> TASK DETAILS: Identify all lines in the listing that include the word "page", and copy them out.

> LISTED ENTRIES:
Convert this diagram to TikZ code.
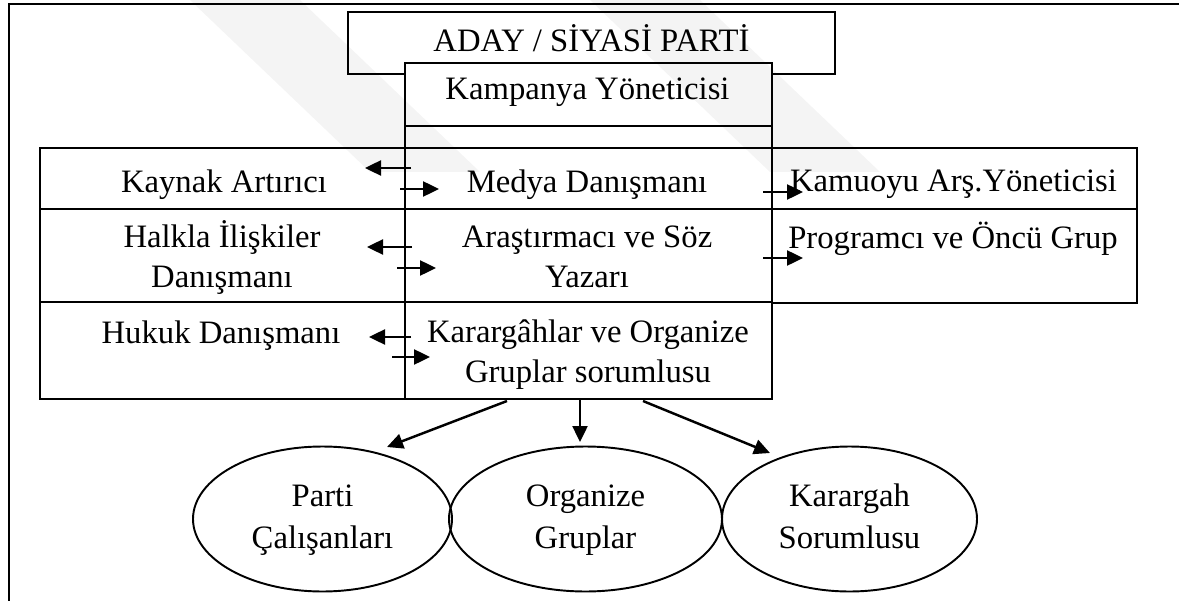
\documentclass[tikz,border=0pt]{standalone}
\usepackage{fontspec}
\setmainfont{Liberation Serif}
\usepackage{tikz}
\usetikzlibrary{positioning}
\usetikzlibrary{arrows.meta,shapes}
\usetikzlibrary{calc}
\tikzstyle{cell}=[rectangle,draw=black,line width=1.3pt,inner sep=0pt]
\tikzstyle{oval}=[ellipse,draw=black,line width=1.1pt,inner sep=0pt,align=center,font=\fontsize{18.6}{23.9}\selectfont]
\tikzstyle{lbl}=[anchor=base,inner sep=0pt,align=center,font=\fontsize{18.6}{22.2}\selectfont]
\tikzstyle{edge}=[draw,line width=1.4pt,-{Triangle[length=0.32cm,width=0.3cm]}]
\tikzstyle{frame}=[draw,line width=1.7pt]
\tikzstyle{wmark}=[fill=black,fill opacity=0.045]

\begin{document}
\begin{tikzpicture}[x=0.02cm,y=-0.02cm]
    \useasboundingbox (0,0) rectangle (1179,601);
    % page frame
    \draw[frame] (9,601) -- (9,4) -- (1179,4);

    % First we draw the cells
    \foreach \pos/\name/\w/\h in {{(591.5,43)/party/487/62}, {(588.5,137)/gap/367/22},
        {(222.5,178.5)/kaynak/365/61}, {(588.5,178.5)/medya/367/61}, {(954.5,178.5)/kamuoyu/365/61},
        {(222.5,255.5)/halkla/365/93}, {(588.5,255.5)/arastirma/367/93}, {(954.5,256)/programci/365/94},
        {(222.5,350.5)/hukuk/365/97}, {(588.5,350.5)/karargah/367/97}}
        \node[cell, minimum width=\w*0.02cm, minimum height=\h*0.02cm] (\name) at \pos {};
    \node[cell, fill=white, minimum width=7.34cm, minimum height=1.26cm] (manager) at (588.5,94.5) {};

    % texts of the cells (base = last line)
    \foreach \pos/\name/\txt in {{(591.5,52)/lParty/{ADAY / SİYASİ PARTİ}}, {(587.5,100)/lManager/{Kampanya Yöneticisi}},
        {(224,193)/lKaynak/{Kaynak Artırıcı}}, {(587,193)/lMedya/{Medya Danışmanı}}, {(953.5,192)/lKamuoyu/{Kamuoyu Arş.Yöneticisi}},
        {(222,287)/lHalkla/{Halkla İlişkiler\\Danışmanı}}, {(587,287)/lArastirma/{Araştırmacı ve Söz\\Yazarı}}, {(953,248)/lProgramci/{Programcı ve Öncü Grup}},
        {(221,343)/lHukuk/{Hukuk Danışmanı}}, {(588,382)/lKarargah/{Karargâhlar ve Organize\\Gruplar sorumlusu}}}
        \node[lbl] (\name) at \pos {\txt};

    % the three groups
    \foreach \pos/\name/\w/\txt in {{(322.5,519)/parti/259/{Parti\\Çalışanları}}, {(585.5,519)/organize/273/{Organize\\Gruplar}},
        {(849.5,519)/karargahS/255/{Karargah\\Sorumlusu}}}
        \node[oval, minimum width=\w*0.02cm, minimum height=2.9cm] (\name) at \pos {\strut\txt\strut};

    % ends of the arrows
    \foreach \pos/\name in {{(411,168)/a1}, {(365,168)/b1}, {(400,189)/a2}, {(439,189)/b2},
        {(412,247)/a3}, {(367,247)/b3}, {(397,268)/a4}, {(436,268)/b4},
        {(411,337)/a5}, {(369,337)/b5}, {(392,357)/a6}, {(430,357)/b6},
        {(763,192)/a7}, {(803,192)/b7}, {(763,258)/a8}, {(803,258)/b8},
        {(507,401)/a9}, {(387,447)/b9}, {(580,399)/a10}, {(580,442)/b10}, {(643,401)/a11}, {(770,453)/b11}}
        \path \pos coordinate (\name);

    % Connect with arrows
    \foreach \source/\dest in {a1/b1, a2/b2, a3/b3, a4/b4, a5/b5, a6/b6, a7/b7, a8/b8, a9/b9, a10/b10, a11/b11}
        \path[edge] (\source) -- (\dest);

    % faint watermark
    \fill[wmark] (190,0) -- (300,0) -- (480,172) -- (370,172) -- cycle;
    \fill[wmark] (590,0) -- (700,0) -- (880,172) -- (770,172) -- cycle;
\end{tikzpicture}
\end{document}
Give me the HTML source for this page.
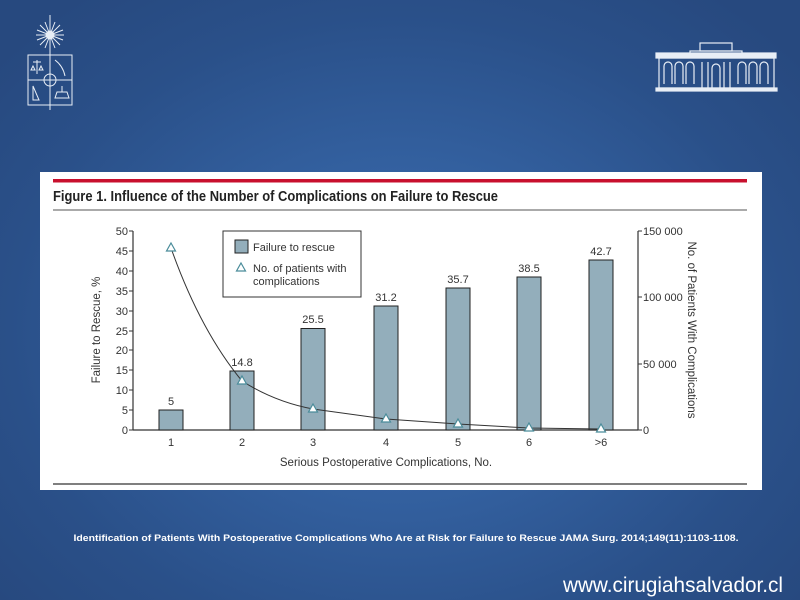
<!DOCTYPE html>
<html><head><meta charset="utf-8"><style>
html,body{margin:0;padding:0;}
body{width:800px;height:600px;overflow:hidden;position:relative;font-family:"Liberation Sans",sans-serif;
background:radial-gradient(ellipse 520px 420px at 400px 330px,#3f6fae 0%,#33609f 40%,#2a5089 75%,#27497f 100%);}
</style></head><body>
<svg width="800" height="600" style="position:absolute;left:0;top:0" font-family="Liberation Sans, sans-serif">
<!-- shield logo -->
<g stroke="#e8eef6" fill="none" stroke-width="1">
<g transform="translate(50,35)">
<line x1="-14" y1="0" x2="14" y2="0"/><line x1="0" y1="-20" x2="0" y2="20"/>
<line x1="-10" y1="-10" x2="10" y2="10"/><line x1="-10" y1="10" x2="10" y2="-10"/>
<line x1="-13" y1="-5" x2="13" y2="5"/><line x1="-13" y1="5" x2="13" y2="-5"/>
<line x1="-5" y1="-13" x2="5" y2="13"/><line x1="5" y1="-13" x2="-5" y2="13"/>
<circle r="4" fill="#e8eef6"/>
</g>
<rect x="28" y="55" width="44" height="50"/>
<line x1="50" y1="55" x2="50" y2="110"/><line x1="28" y1="80" x2="72" y2="80"/>
<circle cx="50" cy="80" r="6"/>
<path d="M33 62 l8 0 M37 60 l0 14 M33 66 l-2 4 l4 0 z M41 66 l-2 4 l4 0z"/>
<path d="M55 60 q8 6 10 16"/>
<path d="M33 86 l6 14 l-6 0z M55 98 l14 0 l-2-6 l-10 0z M62 86 l0 6"/>
</g>
<!-- building logo -->
<g stroke="#e8eef6" fill="none" stroke-width="1.2">
<rect x="700" y="43" width="32" height="8"/>
<rect x="690" y="51" width="52" height="6"/>
<rect x="656" y="53" width="120" height="5" fill="#e8eef6"/>
<rect x="659" y="58" width="115" height="30"/>
<path d="M664 84 v-18 a4 4 0 0 1 8 0 v18 M675 84 v-18 a4 4 0 0 1 8 0 v18 M686 84 v-18 a4 4 0 0 1 8 0 v18"/>
<path d="M738 84 v-18 a4 4 0 0 1 8 0 v18 M749 84 v-18 a4 4 0 0 1 8 0 v18 M760 84 v-18 a4 4 0 0 1 8 0 v18"/>
<path d="M702 88 v-26 M708 88 v-26 M724 88 v-26 M730 88 v-26 M712 88 v-20 a4 4 0 0 1 8 0 v20"/>
<rect x="656" y="88" width="121" height="3" fill="#e8eef6"/>
</g>

<!-- white panel -->
<rect x="40" y="172" width="722" height="318" fill="#ffffff"/>
<rect x="53" y="179" width="694" height="3.5" fill="#c8102e"/>
<text x="53" y="201" font-size="14.5" font-weight="bold" fill="#222" textLength="445" lengthAdjust="spacingAndGlyphs">Figure 1. Influence of the Number of Complications on Failure to Rescue</text>
<line x1="53" y1="210" x2="747" y2="210" stroke="#555" stroke-width="1"/>
<line x1="53" y1="484" x2="747" y2="484" stroke="#333" stroke-width="1.2"/>

<!-- axes -->
<g stroke="#333" stroke-width="1.2" fill="none">
<line x1="133" y1="231" x2="133" y2="430"/>
<line x1="133" y1="430" x2="638" y2="430"/>
<line x1="638" y1="231" x2="638" y2="430"/>
</g>
<g stroke="#333" stroke-width="1">
<line x1="129" y1="231" x2="133" y2="231"/><line x1="129" y1="251" x2="133" y2="251"/>
<line x1="129" y1="271" x2="133" y2="271"/><line x1="129" y1="291" x2="133" y2="291"/>
<line x1="129" y1="311" x2="133" y2="311"/><line x1="129" y1="331" x2="133" y2="331"/>
<line x1="129" y1="350" x2="133" y2="350"/><line x1="129" y1="370" x2="133" y2="370"/>
<line x1="129" y1="390" x2="133" y2="390"/><line x1="129" y1="410" x2="133" y2="410"/>
<line x1="129" y1="430" x2="133" y2="430"/>
<line x1="638" y1="231" x2="642" y2="231"/><line x1="638" y1="297" x2="642" y2="297"/>
<line x1="638" y1="364" x2="642" y2="364"/><line x1="638" y1="430" x2="642" y2="430"/>
</g>
<g font-size="11" fill="#333" text-anchor="end">
<text x="128" y="235">50</text><text x="128" y="255">45</text><text x="128" y="275">40</text>
<text x="128" y="295">35</text><text x="128" y="315">30</text><text x="128" y="335">25</text>
<text x="128" y="354">20</text><text x="128" y="374">15</text><text x="128" y="394">10</text>
<text x="128" y="414">5</text><text x="128" y="434">0</text>
</g>
<g font-size="11" fill="#333">
<text x="643" y="235">150 000</text><text x="643" y="301">100 000</text>
<text x="643" y="368">50 000</text><text x="643" y="434">0</text>
</g>
<text transform="translate(100,330) rotate(-90)" font-size="11.5" fill="#333" text-anchor="middle">Failure to Rescue, %</text>
<text transform="translate(688,330) rotate(90)" font-size="11.5" fill="#333" text-anchor="middle">No. of Patients With Complications</text>

<!-- bars -->
<g fill="#93aebb" stroke="#222" stroke-width="1">
<rect x="159" y="410" width="24" height="20"/>
<rect x="230" y="371" width="24" height="59"/>
<rect x="301" y="328.5" width="24" height="101.5"/>
<rect x="374" y="306" width="24" height="124"/>
<rect x="446" y="288" width="24" height="142"/>
<rect x="517" y="277" width="24" height="153"/>
<rect x="589" y="260" width="24" height="170"/>
</g>
<g font-size="11" fill="#333" text-anchor="middle">
<text x="171" y="405">5</text><text x="242" y="366">14.8</text><text x="313" y="323">25.5</text>
<text x="386" y="301">31.2</text><text x="458" y="283">35.7</text><text x="529" y="272">38.5</text>
<text x="601" y="255">42.7</text>
</g>
<g font-size="11" fill="#333" text-anchor="middle">
<text x="171" y="446">1</text><text x="242" y="446">2</text><text x="313" y="446">3</text>
<text x="386" y="446">4</text><text x="458" y="446">5</text><text x="529" y="446">6</text>
<text x="601" y="446">&gt;6</text>
</g>
<text x="386" y="466" font-size="11.5" fill="#333" text-anchor="middle">Serious Postoperative Complications, No.</text>

<!-- line -->
<path d="M171 248 Q200 330 242 381 Q275 402 313 409 L386 419 L458 424 L529 428 L601 429" fill="none" stroke="#333" stroke-width="1"/>
<g fill="#fff" stroke="#4a8c9a" stroke-width="1.2">
<path d="M171 243 l4.5 8 h-9z"/><path d="M242 376 l4.5 8 h-9z"/><path d="M313 404 l4.5 8 h-9z"/>
<path d="M386 414 l4.5 8 h-9z"/><path d="M458 419 l4.5 8 h-9z"/><path d="M529 423 l4.5 8 h-9z"/>
<path d="M601 424 l4.5 8 h-9z"/>
</g>

<!-- legend -->
<rect x="223" y="231" width="138" height="66" fill="#fff" stroke="#333" stroke-width="1"/>
<rect x="235" y="240" width="13" height="13" fill="#93aebb" stroke="#222"/>
<text x="253" y="251" font-size="11" fill="#333">Failure to rescue</text>
<path d="M241 263 l4.5 8 h-9z" fill="#fff" stroke="#4a8c9a" stroke-width="1.2"/>
<text x="253" y="272" font-size="11" fill="#333">No. of patients with</text>
<text x="253" y="285" font-size="11" fill="#333">complications</text>

<!-- footer -->
<text x="406" y="541" font-size="9" font-weight="bold" fill="#fff" text-anchor="middle" textLength="665" lengthAdjust="spacingAndGlyphs">Identification of Patients With Postoperative Complications Who Are at Risk for Failure to Rescue JAMA Surg. 2014;149(11):1103-1108.</text>
<text x="783" y="592" font-size="21" fill="#fff" text-anchor="end" textLength="220" lengthAdjust="spacingAndGlyphs">www.cirugiahsalvador.cl</text>
</svg>
</body></html>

> REPLY:
    % page frame
Give me the HTML source for this page.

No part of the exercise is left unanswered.